I checked in a fix for this ticket on trunk.  Please let me know if it
resolves this issue.

Karl

On Mon, Jan 14, 2013 at 10:20 AM, Karl Wright <[email protected]> wrote:
> This is because httpclient is retrying on error for three times by
> default.  This has to be disabled in the Solr connector, or the rest
> of the logic won't work right.
>
> I've opened a ticket (CONNECTORS-610) for this problem too.
>
> Karl
>
> On Mon, Jan 14, 2013 at 10:13 AM, Ahmet Arslan <[email protected]> wrote:
>> Hi Karl,
>>
>> Thanks for quick fix.
>>
>> I am still seeing the following error after 'svn up' and 'ant build'
>>
>> ERROR 2013-01-14 17:09:41,949 (Worker thread '6') - Exception tossed: 
>> Repeated service interruptions - failure processing document: null
>> org.apache.manifoldcf.core.interfaces.ManifoldCFException: Repeated service 
>> interruptions - failure processing document: null
>>         at 
>> org.apache.manifoldcf.crawler.system.WorkerThread.run(WorkerThread.java:585)
>> Caused by: org.apache.http.client.ClientProtocolException
>>         at 
>> org.apache.http.impl.client.AbstractHttpClient.execute(AbstractHttpClient.java:909)
>>         at 
>> org.apache.http.impl.client.AbstractHttpClient.execute(AbstractHttpClient.java:805)
>>         at 
>> org.apache.http.impl.client.AbstractHttpClient.execute(AbstractHttpClient.java:784)
>>         at 
>> org.apache.solr.client.solrj.impl.HttpSolrServer.request(HttpSolrServer.java:352)
>>         at 
>> org.apache.solr.client.solrj.impl.HttpSolrServer.request(HttpSolrServer.java:181)
>>         at 
>> org.apache.solr.client.solrj.request.AbstractUpdateRequest.process(AbstractUpdateRequest.java:117)
>>         at 
>> org.apache.manifoldcf.agents.output.solr.HttpPoster$IngestThread.run(HttpPoster.java:790)
>> Caused by: org.apache.http.client.NonRepeatableRequestException: Cannot 
>> retry request with a non-repeatable request entity.  The cause lists the 
>> reason the original request failed.
>>         at 
>> org.apache.http.impl.client.DefaultRequestDirector.tryExecute(DefaultRequestDirector.java:692)
>>         at 
>> org.apache.http.impl.client.DefaultRequestDirector.execute(DefaultRequestDirector.java:523)
>>         at 
>> org.apache.http.impl.client.AbstractHttpClient.execute(AbstractHttpClient.java:906)
>>         ... 6 more
>> Caused by: java.net.SocketException: Broken pipe
>>         at java.net.SocketOutputStream.socketWrite0(Native Method)
>>         at 
>> java.net.SocketOutputStream.socketWrite(SocketOutputStream.java:92)

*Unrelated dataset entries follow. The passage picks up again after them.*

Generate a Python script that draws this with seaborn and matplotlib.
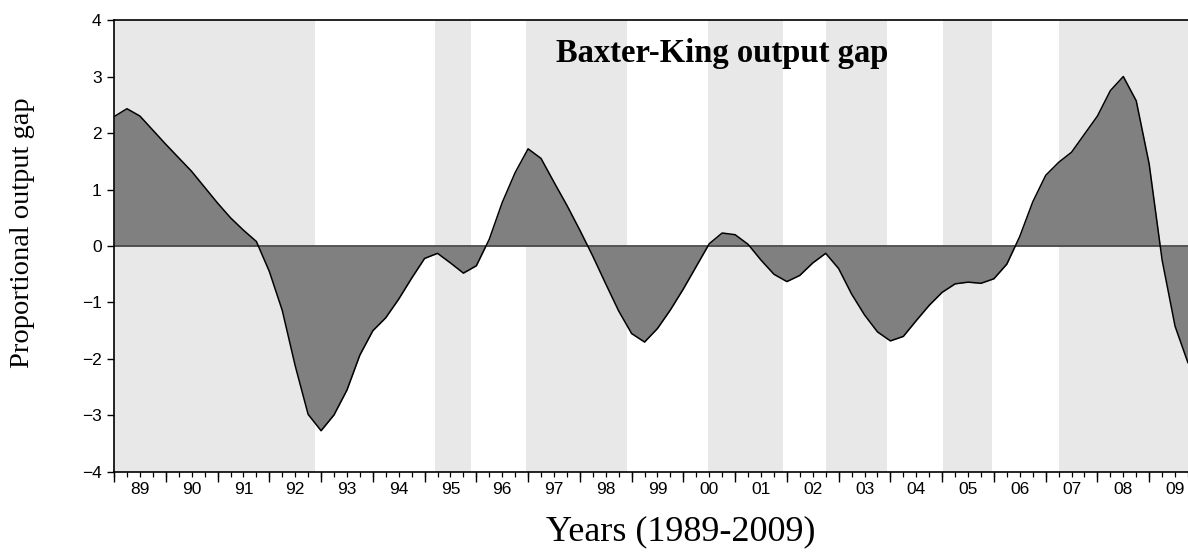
#!/usr/bin/python
'''
    Baxter-King output gap, quarterly 1989-2009
'''
import matplotlib
matplotlib.use('Agg')
import matplotlib.pyplot as plt
import numpy as np
import pandas as pd
import seaborn as sns

# quarterly output gap, 1989Q1 .. 2009Q4
GAP = [
    2.29, 2.43, 2.30, 2.05,   # 1989
    1.80, 1.56, 1.32, 1.04,   # 1990
    0.76, 0.50, 0.28, 0.08,   # 1991
    -0.45, -1.14, -2.12, -2.98,   # 1992
    -3.27, -2.99, -2.55, -1.93,   # 1993
    -1.50, -1.27, -0.94, -0.57,   # 1994
    -0.22, -0.13, -0.30, -0.48,   # 1995
    -0.35, 0.12, 0.77, 1.30,   # 1996
    1.72, 1.55, 1.13, 0.72,   # 1997
    0.28, -0.18, -0.67, -1.15,   # 1998
    -1.55, -1.70, -1.46, -1.13,   # 1999
    -0.76, -0.36, 0.04, 0.23,   # 2000
    0.20, 0.03, -0.25, -0.50,   # 2001
    -0.63, -0.52, -0.30, -0.13,   # 2002
    -0.40, -0.85, -1.22, -1.52,   # 2003
    -1.68, -1.60, -1.32, -1.05,   # 2004
    -0.82, -0.67, -0.64, -0.66,   # 2005
    -0.58, -0.32, 0.17, 0.78,   # 2006
    1.25, 1.48, 1.66, 1.98,   # 2007
    2.30, 2.75, 3.00, 2.57,   # 2008
    1.45, -0.25, -1.42, -2.07,   # 2009
]
FIRST_YEAR = 1989
LAST_YEAR = 2009

# shaded periods (start, end) in fractional years
SHADE_START = [1989.0, 1995.2, 1996.96, 2000.48, 2002.75, 2005.01, 2007.26]
SHADE_END = [1992.875, 1995.9, 1998.91, 2001.92, 2003.94, 2005.96, 2009.75]

YEAR_LABELS = [f'{y % 100:02d}' for y in range(FIRST_YEAR, LAST_YEAR + 1)]
Y_TICKS = [-4, -3, -2, -1, 0, 1, 2, 3, 4]

TITLE = 'Baxter-King output gap'
X_LABEL = 'Years (1989-2009)'
Y_LABEL = 'Proportional output gap'


def main():
    '''main'''
    sns.set_style('white')
    plt.rcParams['font.family'] = ['Liberation Sans', 'DejaVu Sans']
    plt.rcParams['text.color'] = 'black'
    plt.rcParams['xtick.color'] = 'black'
    plt.rcParams['ytick.color'] = 'black'

    time = FIRST_YEAR + np.arange(len(GAP)) / 4.0
    gap_df = pd.DataFrame({'time': time, 'gap': GAP})

    fig = plt.figure(figsize=(11.88, 5.53), dpi=100)
    axes = fig.add_axes([0.096, 0.1465, 0.904, 0.8173])

    for start, end in zip(SHADE_START, SHADE_END):
        axes.axvspan(start, end, color='#e8e8e8', lw=0, zorder=0)

    axes.fill_between(gap_df['time'], gap_df['gap'], 0, color='#808080', lw=0, zorder=1)
    axes.axhline(0, color='#4a4a4a', lw=1.3, zorder=2)
    sns.lineplot(x='time', y='gap', data=gap_df, color='black', lw=1.1, ax=axes, zorder=3)

    axes.set_xlim(FIRST_YEAR, LAST_YEAR + 0.75)
    axes.set_ylim(-4, 4)

    # labels sit in the middle of each year, quarters as minor ticks
    axes.xaxis.remove_overlapping_locs = False
    axes.set_xticks(np.arange(FIRST_YEAR, LAST_YEAR + 1) + 0.5)
    axes.set_xticklabels(YEAR_LABELS)
    axes.set_xticks(np.arange(FIRST_YEAR, LAST_YEAR + 1, 0.25), minor=True)
    axes.tick_params(axis='x', which='major', length=0, labelsize=12.5, pad=7,
                     labelcolor='black')
    axes.tick_params(axis='x', which='minor', length=3.5, width=0.9, color='black',
                     bottom=True, direction='out')

    year_axis = axes.secondary_xaxis('bottom')
    year_axis.set_xticks(np.arange(FIRST_YEAR, LAST_YEAR + 1))
    year_axis.tick_params(length=7, width=1.0, color='black', labelbottom=False, direction='out')
    year_axis.spines['bottom'].set_visible(False)

    axes.set_yticks(Y_TICKS)
    axes.tick_params(axis='y', length=5, width=1.0, color='black', left=True,
                     direction='out', labelsize=12.5, pad=4, labelcolor='black')

    for side in ['left', 'top', 'bottom']:
        axes.spines[side].set_color('black')
        axes.spines[side].set_linewidth(1.2)
    axes.spines['right'].set_visible(False)

    axes.set_xlabel('')
    axes.set_ylabel('')

    fig.text(0.608, 0.903, TITLE, ha='center', va='center', fontsize=23.5, color='black',
             fontweight='bold', family=['Liberation Serif', 'DejaVu Serif'])
    fig.text(0.573, 0.038, X_LABEL, ha='center', va='center', fontsize=26, color='black',
             family=['Liberation Serif', 'DejaVu Serif'])
    fig.text(0.019, 0.58, Y_LABEL, ha='center', va='center', rotation=90, fontsize=20.5,
             color='black', family=['Liberation Serif', 'DejaVu Serif'])

    fig.savefig('out.png', dpi=100)
    print('Saved out.png')


if __name__ == '__main__':
    main()
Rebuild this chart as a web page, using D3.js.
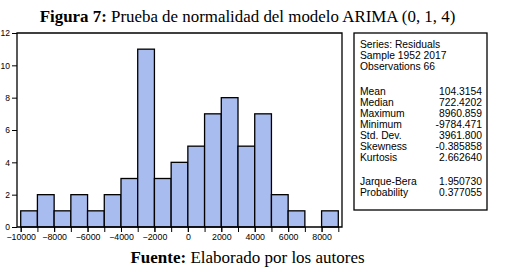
<!DOCTYPE html>
<html><head><meta charset="utf-8">
<script src="https://cdn.jsdelivr.net/npm/d3@7"></script>
<style>
html,body{margin:0;padding:0;background:#fff;}
svg{display:block;}
</style></head>
<body>
<svg id="c" width="513" height="277"></svg>
<script>
// Histogram bins (lower edges) and counts
const binStarts = [-10000,-9000,-8000,-7000,-6000,-5000,-4000,-3000,-2000,-1000,0,1000,2000,3000,4000,5000,6000,7000,8000];
const counts    = [1,2,1,2,1,2,3,11,3,4,5,7,8,5,7,2,1,0,1];
const binWidth = 1000;
const xTickLabels = [-10000,-8000,-6000,-4000,-2000,0,2000,4000,6000,8000];
const yTickLabels = [0,2,4,6,8,10,12];
const statsLabels = ["Mean","Median","Maximum","Minimum","Std. Dev.","Skewness","Kurtosis"];
const statsValues = ["104.3154","722.4202","8960.859","-9784.471","3961.800","-0.385858","2.662640"];
const jbLabels = ["Jarque-Bera","Probability"];
const jbValues = ["1.950730","0.377055"];
const headerLines = ["Series: Residuals","Sample 1952 2017","Observations 66"];

const svg = d3.select("#c");
const frame = {l:17, r:342, t:33, b:227};
const x = d3.scaleLinear().domain([-10000,9000]).range([20.7,338.3]);
const y = d3.scaleLinear().domain([0,12]).range([frame.b, frame.t]);

// Title
const title = svg.append("text").attr("x",247.5).attr("y",22).attr("text-anchor","middle")
  .style("font-family","'Liberation Serif','Times New Roman',serif").style("font-size","16.9px").attr("fill","#000");
title.append("tspan").attr("font-weight","bold").text("Figura 7:");
title.append("tspan").text(" Prueba de normalidad del modelo ARIMA (0, 1, 4)");

// Bars
svg.append("g").selectAll("rect").data(binStarts).join("rect")
  .attr("x", d => x(d))
  .attr("y", (d,i) => y(counts[i]))
  .attr("width", d => x(d+binWidth) - x(d))
  .attr("height", (d,i) => y(0) - y(counts[i]))
  .attr("fill", "#a9bcef")
  .attr("stroke", "#000").attr("stroke-width", 1.3)
  .style("display", (d,i) => counts[i] === 0 ? "none" : null);

// Frame (left, top, right, bottom)
svg.append("path")
  .attr("d", `M${frame.l},${frame.b}V${frame.t}H${frame.r}V${frame.b}H${frame.l}`)
  .attr("fill","none").attr("stroke","#000").attr("stroke-width",1.3);

// Y axis
const yAxis = d3.axisLeft(y).tickValues(yTickLabels).tickSize(5).tickPadding(2).tickFormat(d3.format("d"));
const gy = svg.append("g").attr("transform",`translate(${frame.l},0)`).call(yAxis);
gy.select(".domain").remove();
gy.selectAll("line").attr("stroke","#000").attr("stroke-width",1);
gy.selectAll("text").style("font-family","'Liberation Sans',Arial,sans-serif").style("font-size","8.5px").attr("fill","#000");

// X axis: minor ticks every 1000, labels every 2000
const allTicks = binStarts.concat([9000]);
const xAxisMinor = d3.axisBottom(x).tickValues(allTicks).tickSize(5).tickFormat("");
const gxm = svg.append("g").attr("transform",`translate(0,${frame.b})`).call(xAxisMinor);
gxm.select(".domain").remove();
gxm.selectAll("line").attr("stroke","#000").attr("stroke-width",1);
const xAxis = d3.axisBottom(x).tickValues(xTickLabels).tickSize(5).tickPadding(2).tickFormat(d3.format("d"));
const gx = svg.append("g").attr("transform",`translate(0,${frame.b})`).call(xAxis);
gx.select(".domain").remove();
gx.selectAll("line").attr("stroke","#000").attr("stroke-width",1);
gx.selectAll("text").style("font-family","'Liberation Sans',Arial,sans-serif").style("font-size","8.8px").attr("fill","#000");

// Stats box
const box = {l:354, r:487, t:33, b:210};
svg.append("rect").attr("x",box.l).attr("y",box.t).attr("width",box.r-box.l).attr("height",box.b-box.t)
  .attr("fill","#fff").attr("stroke","#000").attr("stroke-width",1.3);
const tf = s => s.style("font-family","'Liberation Sans',Arial,sans-serif").style("font-size","10.3px").attr("fill","#000");
const lh = 11.1;
headerLines.forEach((t,i)=>{
  tf(svg.append("text").attr("x",360).attr("y",47.5+i*lh).text(t));
});
statsLabels.forEach((t,i)=>{
  tf(svg.append("text").attr("x",360).attr("y",94.5+i*lh).text(t));
  tf(svg.append("text").attr("x",482).attr("y",94.5+i*lh).attr("text-anchor","end").text(statsValues[i]));
});
jbLabels.forEach((t,i)=>{
  tf(svg.append("text").attr("x",360).attr("y",184.5+i*lh).text(t));
  tf(svg.append("text").attr("x",482).attr("y",184.5+i*lh).attr("text-anchor","end").text(jbValues[i]));
});

// Footer
const foot = svg.append("text").attr("x",247.5).attr("y",263).attr("text-anchor","middle")
  .style("font-family","'Liberation Serif','Times New Roman',serif").style("font-size","17px").attr("fill","#000");
foot.append("tspan").attr("font-weight","bold").text("Fuente:");
foot.append("tspan").text(" Elaborado por los autores");
</script>
</body></html>
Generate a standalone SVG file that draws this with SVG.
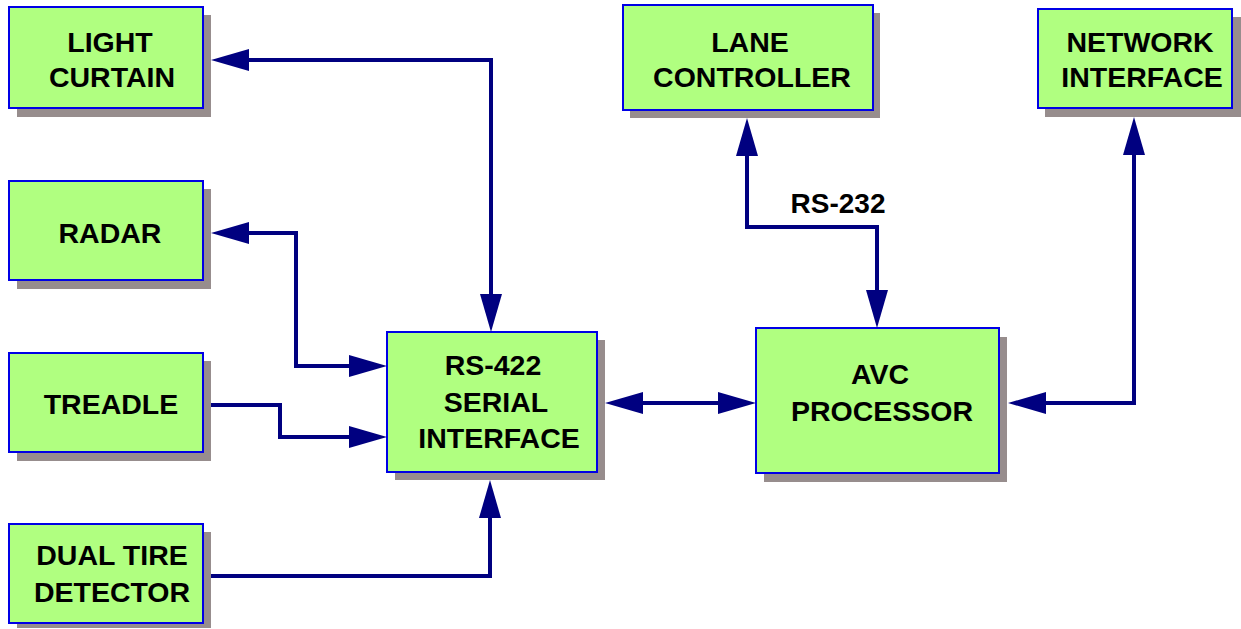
<svg xmlns="http://www.w3.org/2000/svg" width="1241" height="629" viewBox="0 0 1241 629">
<style>
.shadow{fill:#978D8D}
.box{fill:#B0FF80;stroke:#0000E6;stroke-width:2}
.lbl{font-family:"Liberation Sans",Arial,sans-serif;font-weight:bold;font-size:28.5px;fill:#000;text-anchor:middle}
.wire{fill:none;stroke:#000080;stroke-width:4;stroke-linejoin:miter;stroke-linecap:butt}
.head{fill:#000080}
</style>
<rect width="1241" height="629" fill="#fff"/>
<g id="light-curtain">
<rect class="shadow" x="17" y="15" width="194" height="102"/>
<rect class="box" x="9" y="7" width="194" height="101"/>
<text class="lbl" x="110" y="52">LIGHT</text>
<text class="lbl" x="112" y="87">CURTAIN</text>
</g>
<g id="radar">
<rect class="shadow" x="17" y="189" width="194" height="100"/>
<rect class="box" x="9" y="181" width="194" height="99"/>
<text class="lbl" x="110" y="243">RADAR</text>
</g>
<g id="treadle">
<rect class="shadow" x="17" y="361" width="194" height="100"/>
<rect class="box" x="9" y="353" width="194" height="99"/>
<text class="lbl" x="111" y="414">TREADLE</text>
</g>
<g id="dual-tire-detector">
<rect class="shadow" x="17" y="532" width="194" height="96"/>
<rect class="box" x="9" y="524" width="194" height="99"/>
<text class="lbl" x="112" y="565">DUAL TIRE</text>
<text class="lbl" x="112" y="602">DETECTOR</text>
</g>
<g id="rs422-serial-interface">
<rect class="shadow" x="395" y="340" width="210" height="140"/>
<rect class="box" x="387" y="332" width="210" height="140"/>
<text class="lbl" x="493" y="375">RS-422</text>
<text class="lbl" x="496" y="412">SERIAL</text>
<text class="lbl" x="499" y="448">INTERFACE</text>
</g>
<g id="avc-processor">
<rect class="shadow" x="764" y="337" width="243" height="145"/>
<rect class="box" x="756" y="328" width="243" height="145"/>
<text class="lbl" x="880" y="384">AVC</text>
<text class="lbl" x="882" y="421">PROCESSOR</text>
</g>
<g id="lane-controller">
<rect class="shadow" x="630" y="13" width="250" height="105"/>
<rect class="box" x="623" y="5" width="250" height="105"/>
<text class="lbl" x="750" y="52">LANE</text>
<text class="lbl" x="752" y="87">CONTROLLER</text>
</g>
<g id="network-interface">
<rect class="shadow" x="1045" y="17" width="196" height="100"/>
<rect class="box" x="1038" y="9" width="194" height="99"/>
<text class="lbl" x="1140" y="52">NETWORK</text>
<text class="lbl" x="1142" y="87">INTERFACE</text>
</g>
<g id="connectors">
<polyline class="wire" points="249,60 491,60 491,294"/>
<polygon class="head" points="211,60 249,49 249,71"/>
<polygon class="head" points="491,332 480,294 502,294"/>
<polyline class="wire" points="249,233 296,233 296,366 349,366"/>
<polygon class="head" points="211,233 249,222 249,244"/>
<polygon class="head" points="387,366 349,355 349,377"/>
<polyline class="wire" points="211,405 280,405 280,437 349,437"/>
<polygon class="head" points="387,437 349,426 349,448"/>
<polyline class="wire" points="211,576 490,576 490,518"/>
<polygon class="head" points="490,480 479,518 501,518"/>
<line class="wire" x1="643" y1="403" x2="718" y2="403"/>
<polygon class="head" points="605,403 643,392 643,414"/>
<polygon class="head" points="756,403 718,392 718,414"/>
<polyline class="wire" points="747,156 747,227 877,227 877,290"/>
<polygon class="head" points="747,118 736,156 758,156"/>
<polygon class="head" points="877,328 866,290 888,290"/>
<text class="lbl" x="838" y="213" style="font-size:28px">RS-232</text>
<polyline class="wire" points="1046,403 1134,403 1134,155"/>
<polygon class="head" points="1008,403 1046,392 1046,414"/>
<polygon class="head" points="1134,117 1123,155 1145,155"/>
</g>
</svg>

>>         at java.net.SocketOutputStream.write(SocketOutputStream.java:136)
>>         at 
>> org.apache.http.impl.io.AbstractSessionOutputBuffer.write(AbstractSessionOutputBuffer.java:169)
>>         at 
>> org.apache.http.impl.io.ChunkedOutputStream.flushCacheWithAppend(ChunkedOutputStream.java:110)
>>         at 
>> org.apache.http.impl.io.ChunkedOutputStream.write(ChunkedOutputStream.java:165)
>>         at 
>> org.apache.http.entity.InputStreamEntity.writeTo(InputStreamEntity.java:92)
>>         at 
>> org.apache.http.entity.HttpEntityWrapper.writeTo(HttpEntityWrapper.java:98)
>>         at 
>> org.apache.http.impl.client.EntityEnclosingRequestWrapper$EntityWrapper.writeTo(EntityEnclosingRequestWrapper.java:108)
>>         at 
>> org.apache.http.impl.entity.EntitySerializer.serialize(EntitySerializer.java:122)
>>         at 
>> org.apache.http.impl.AbstractHttpClientConnection.sendRequestEntity(AbstractHttpClientConnection.java:271)
>>         at 
>> org.apache.http.impl.conn.ManagedClientConnectionImpl.sendRequestEntity(ManagedClientConnectionImpl.java:197)
>>         at 
>> org.apache.http.protocol.HttpRequestExecutor.doSendRequest(HttpRequestExecutor.java:257)
>>         at 
>> org.apache.http.protocol.HttpRequestExecutor.execute(HttpRequestExecutor.java:125)
>>         at 
>> org.apache.http.impl.client.DefaultRequestDirector.tryExecute(DefaultRequestDirector.java:718)
>>         ... 8 more
>>
>>
>>
>> --- On Mon, 1/14/13, Karl Wright <[email protected]> wrote:
>>
>>> From: Karl Wright <[email protected]>
>>> Subject: Re: Repeated service interruptions - failure processing document: 
>>> null
>>> To: [email protected]
>>> Date: Monday, January 14, 2013, 3:30 PM
>>> Hi Ahmet,
>>>
>>> The exception that seems to be causing the abort is a socket
>>> exception
>>> coming from a socket write:
>>>
>>> > Caused by: java.net.SocketException: Broken pipe
>>>
>>> This makes sense in light of the http code returned from
>>> Solr, which
>>> was 413:  http://www.checkupdown.com/status/E413.html .
>>>
>>> So there is nothing actually *wrong* with the .aspx
>>> documents, but
>>> they are just way too big, and Solr is rejecting them for
>>> that reason.
>>>
>>> Clearly, though, the Solr connector should recognize this
>>> code as
>>> meaning "never retry", so instead of killing the job, it
>>> should just
>>> skip the document.  I'll open a ticket for that now.
>>>
>>> Karl
>>>
>>>
>>> On Mon, Jan 14, 2013 at 8:22 AM, Ahmet Arslan <[email protected]>
>>> wrote:
>>> > Hello,
>>> >
>>> > I am indexing a SharePoint 2010 instance using
>>> mcf-trunk (At revision 1432907)
>>> >
>>> > There is no problem with a Document library that
>>> contains word excel etc.
>>> >
>>> > However, I receive the following errors with a Document
>>> library that has *.aspx files in it.
>>> >
>>> > Status of Jobs => Error: Repeated service
>>> interruptions - failure processing document: null
>>> >
>>> >  WARN 2013-01-14 15:00:12,720 (Worker thread '13')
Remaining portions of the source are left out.